Where do I start in trying to describe this album? The short and easy version is (probably) that this is one of the funniest, most original and oddly enjoyable albums I've ever heard. A girl-group born of pure DNA, not the product of a svengali producer or TV show.
There was nothing pretentious about the Wiggin sisters, only their father's ambition! Dorothy (lead guitar, vocals) wrote all of the lyrics: The maxim 'Write about what you know' has never seemed so accurate, for that is exactly what we have here. Songs about love and companionship (pets, radios, parents), surburban sociology, scary drivers in sports cars, a little bit of religion (but not enough to annoy). See, I'm being pretentious about the Shaggs!
There is a glorious Garage-Rock rawness about 'Philosophy...'; in fact its primitive sound suggests that the sisters were recorded in a garage, and had become high on whatever fumes festered there!

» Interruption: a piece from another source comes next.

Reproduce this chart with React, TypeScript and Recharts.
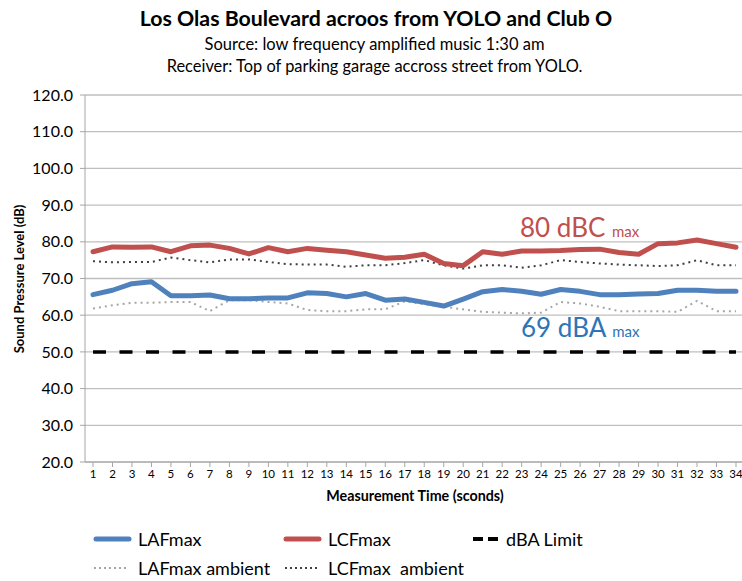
import React from 'react';
import { LineChart, Line, XAxis, YAxis, CartesianGrid, Legend } from 'recharts';

const times = Array.from({ length: 34 }, (_, i) => String(i + 1));
const lafMax = [65.6, 66.8, 68.6, 69.1, 65.3, 65.3, 65.5, 64.5, 64.5, 64.7, 64.7, 66.1, 65.9, 65.0, 65.9, 64.1, 64.4, 63.5, 62.5, 64.4, 66.4, 67.0, 66.5, 65.7, 67.0, 66.5, 65.6, 65.6, 65.8, 65.9, 66.8, 66.8, 66.5, 66.5];
const lcfMax = [77.3, 78.6, 78.5, 78.6, 77.3, 78.9, 79.1, 78.2, 76.7, 78.4, 77.3, 78.2, 77.7, 77.3, 76.4, 75.5, 75.8, 76.6, 74.1, 73.5, 77.3, 76.6, 77.5, 77.5, 77.6, 77.9, 78.0, 77.1, 76.6, 79.5, 79.7, 80.5, 79.5, 78.5];
const lafAmbient = [61.8, 62.7, 63.4, 63.4, 63.6, 63.6, 61.1, 64.1, 64.1, 63.6, 63.2, 61.4, 61.1, 61.1, 61.6, 61.6, 63.8, 63.0, 62.3, 61.6, 60.9, 60.7, 60.5, 60.7, 63.6, 63.2, 62.3, 61.1, 61.1, 61.1, 60.9, 63.9, 61.1, 61.1];
const lcfAmbient = [74.7, 74.4, 74.5, 74.5, 75.7, 75.0, 74.4, 75.2, 75.2, 74.5, 73.9, 73.8, 73.8, 73.2, 73.6, 73.6, 74.2, 75.0, 73.6, 72.7, 73.6, 73.6, 72.9, 73.6, 75.0, 74.5, 74.1, 73.8, 73.6, 73.4, 73.6, 75.0, 73.6, 73.6];
const dbaLimit = Array.from({ length: 34 }, () => 50);
const yTicks = [20, 30, 40, 50, 60, 70, 80, 90, 100, 110, 120];

const data = times.map((t, i) => ({
  t,
  laf: lafMax[i],
  lcf: lcfMax[i],
  lafAmb: lafAmbient[i],
  lcfAmb: lcfAmbient[i],
  limit: dbaLimit[i],
}));

const FONT = 'Lato, "Open Sans", sans-serif';
const BLUE = '#4F81BD';
const RED = '#C0504D';

const LegendContent = () => {
  const item = (left: number, top: number, swatch: React.ReactNode, label: string) => (
    <div key={label} style={{ position: 'absolute', left, top, height: 18, display: 'flex', alignItems: 'center', whiteSpace: 'pre' }}>
      <svg width={40} height={12} style={{ marginRight: 6 }}>{swatch}</svg>
      <span style={{ fontSize: 18, lineHeight: '18px', fontFamily: FONT, color: '#000' }}>{label}</span>
    </div>
  );
  return (
    <div style={{ position: 'relative', width: 742, height: 50 }}>
      {item(92, 0, <line x1={4} x2={37} y1={6} y2={6} stroke={BLUE} strokeWidth={5} strokeLinecap="round" />, 'LAFmax')}
      {item(282, 0, <line x1={4} x2={37} y1={6} y2={6} stroke={RED} strokeWidth={5} strokeLinecap="round" />, 'LCFmax')}
      {item(460, 0, <line x1={13} x2={38} y1={6} y2={6} stroke="#000" strokeWidth={4} strokeDasharray="10 5" />, 'dBA Limit')}
      {item(92, 29, <line x1={2} x2={34} y1={6} y2={6} stroke="#A6A6A6" strokeWidth={2} strokeDasharray="2 3" />, 'LAFmax ambient')}
      {item(282, 29, <line x1={3} x2={35} y1={6} y2={6} stroke="#404040" strokeWidth={2} strokeDasharray="2 3" />, 'LCFmax  ambient')}
    </div>
  );
};

export default function App() {
  return (
    <div style={{ position: 'absolute', left: 0, top: 0, width: 742, height: 581, overflow: 'hidden', background: '#fff', fontFamily: FONT }}>
      <div style={{ position: 'absolute', left: 0, width: 752, top: 5, textAlign: 'center', fontSize: 21.3, fontWeight: 700 }}>
        Los Olas Boulevard acroos from YOLO and Club O
      </div>
      <div style={{ position: 'absolute', left: 0, width: 749, top: 34, textAlign: 'center', fontSize: 16.5 }}>
        Source: low frequency amplified music 1:30 am
      </div>
      <div style={{ position: 'absolute', left: 0, width: 749, top: 56, textAlign: 'center', fontSize: 16.4 }}>
        Receiver: Top of parking garage accross street from YOLO.
      </div>
      <div style={{ position: 'absolute', left: 19, top: 279, width: 0, height: 0 }}>
        <div style={{ position: 'absolute', transform: 'translate(-50%, -50%) rotate(-90deg)', whiteSpace: 'nowrap', fontSize: 13, fontWeight: 700 }}>
          Sound Pressure Level (dB)
        </div>
      </div>
      <div style={{ position: 'absolute', left: 0, width: 830, top: 487, textAlign: 'center', fontSize: 14.3, fontWeight: 700 }}>
        Measurement Time (sconds)
      </div>
      <div style={{ position: 'absolute', left: 520, top: 211, color: RED, fontSize: 26, whiteSpace: 'nowrap' }}>
        80 dBC <span style={{ fontSize: 15 }}>max</span>
      </div>
      <div style={{ position: 'absolute', left: 521, top: 311, color: '#2E75B6', fontSize: 26, whiteSpace: 'nowrap' }}>
        69 dBA <span style={{ fontSize: 15 }}>max</span>
      </div>
      <LineChart width={747} height={581} data={data} margin={{ top: 95, right: 2, bottom: 39, left: 0 }}>
        <CartesianGrid horizontal vertical={false} stroke="#BFBFBF" strokeWidth={1.3} />
        <XAxis
          dataKey="t"
          interval={0}
          height={30}
          tickSize={5}
          tickMargin={3}
          padding={{ left: 8, right: 9 }}
          stroke="#A6A6A6"
          tick={{ fill: '#000', fontSize: 11.5, fontFamily: FONT }}
        />
        <YAxis
          domain={[20, 120]}
          ticks={yTicks}
          width={85}
          tickSize={5}
          tickMargin={7}
          stroke="#A6A6A6"
          tickFormatter={(v: number) => v.toFixed(1)}
          tick={{ fill: '#000', fontSize: 16, fontFamily: FONT }}
        />
        <Legend verticalAlign="bottom" content={<LegendContent />} wrapperStyle={{ position: 'absolute', left: 0, top: 530, width: 742, height: 50 }} />
        <Line dataKey="lafAmb" stroke="#A6A6A6" strokeWidth={2} strokeDasharray="2 4" dot={false} isAnimationActive={false} />
        <Line dataKey="lcfAmb" stroke="#404040" strokeWidth={2} strokeDasharray="2 4" dot={false} isAnimationActive={false} />
        <Line dataKey="limit" stroke="#000" strokeWidth={3.5} strokeDasharray="13 13.5" dot={false} isAnimationActive={false} />
        <Line dataKey="laf" stroke={BLUE} strokeWidth={5} strokeLinejoin="round" strokeLinecap="round" dot={false} isAnimationActive={false} />
        <Line dataKey="lcf" stroke={RED} strokeWidth={5} strokeLinejoin="round" strokeLinecap="round" dot={false} isAnimationActive={false} />
      </LineChart>
    </div>
  );
}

I think that in Helen Wiggin (drums) we hear the lost link between Moe Tucker and Sandy West of the Runaways. Here is the unfettered merging of Moe's mallet-work and Sandy's almost uncontrolled compulsion. Helen's drumming is joyfully gung-ho, even if she seems at least a planet removed from her sisters' guitars and voices!
The Wiggin sisters are lost Godmothers of Punk. Their father's svengali ambition was misplaced to a massive degree, but thank god he shoved instruments in his unwitting daughters' hands and dragged them into a studio to record their efforts 'while they're hot'!
This album is uniquely hilarious for all the wrong reasons, but I love the girls for their enthusiasm to make music that they liked. If you don't like it yourself, why should anyone else out there think anything of it? I love it dearly, forty years after the event. Well pummelled, girls!